Connected characters
- Heathcliff
Heathcliff is simultaneously Hareton's guardian and his oppressor. He deliberately keeps Hareton illiterate and menial to revenge himself on Hindley, yet Hareton perversely loves him. Heathcliff himself is disturbed late in the novel by how much Hareton's face reminds him of Catherine Earnshaw, which partly disarms his will to destroy the young man entirely.
- Hindley Earnshaw
Hindley is Hareton's father, but his alcoholic self-destruction after Frances's death leaves Hareton effectively fatherless and defenceless against Heathcliff's takeover. Hareton has no real memory of Hindley as a parent, making his degradation all the more complete.

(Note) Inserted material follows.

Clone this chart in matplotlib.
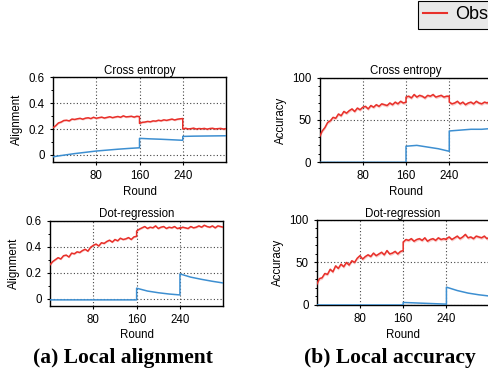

- Young Cathy (Catherine Linton)
Young Cathy is Hareton's cousin and, ultimately, his redeemer and future wife. Their relationship moves from her contempt and his wounded pride to a tender partnership built on shared learning. When she places a book of poems in his hands as a peace offering, it marks the novel's emotional turning point toward regeneration.
- Nelly Dean
Nelly is one of the few figures who holds genuine affection for Hareton from childhood. She serves as a moral witness to his degradation and later his recovery, providing the reader's sympathetic lens on his arc.
- Linton Heathcliff
Linton Heathcliff is Hareton's cousin by marriage and a foil to him: where Hareton is physically robust but intellectually starved, Linton is educated but sickly and morally weak. Hareton's rough kindness toward the ailing Linton is largely unreturned, highlighting the contrast between genuine and corrupted natures.
- Catherine Earnshaw
Catherine Earnshaw is Hareton's aunt, dead before he can know her. Yet her presence haunts him indirectly—Heathcliff's obsession with her ghost shapes every condition of Hareton's upbringing, and Hareton's face eventually echoes hers enough to unsettle Heathcliff's vengeance.
- Mr. Lockwood
Lockwood's first confused encounter with Hareton at Wuthering Heights establishes Hareton's degraded social position for the reader. Lockwood's class-bound misreadings of Hareton underscore how thoroughly Heathcliff's scheme has obscured the young man's true identity and worth.
Use this in your essay
The irony of mirrored vengeance: Analyse how Heathcliff's treatment of Hareton replicates Hindley's treatment of Heathcliff point for point. What does this structural parallel suggest about the self-perpetuating nature of cruelty
and about why Hareton, unlike Heathcliff, does not become an oppressor in turn?
Nature versus nurture: Brontë consistently implies that Hareton possesses an innate worth that his upbringing cannot permanently erase. Build a thesis examining the novel's position on whether character is determined by circumstance or by some essential, inherited quality.
Literacy as liberation: Trace the symbolic role of reading and books in Hareton's arc
from the carved name he cannot read, to the book-burning, to Cathy's peace offering. Argue for or against the claim that literacy in *Wuthering Heights* represents not merely education but selfhood recovered.
Hareton as counter-Heathcliff: Both men are raised in degradation, both are denied their rightful social position, both love fiercely. Yet their trajectories diverge entirely. What does Brontë's construction of Hareton suggest about the conditions that determine whether suffering produces destruction or resilience?
The significance of names and inheritance: The name "Hareton Earnshaw" is the first text Lockwood reads in the novel and arguably the last word on its central conflict. Explore how Hareton's reclamation of his name, his literacy, and his property functions as the novel's structural and thematic resolution.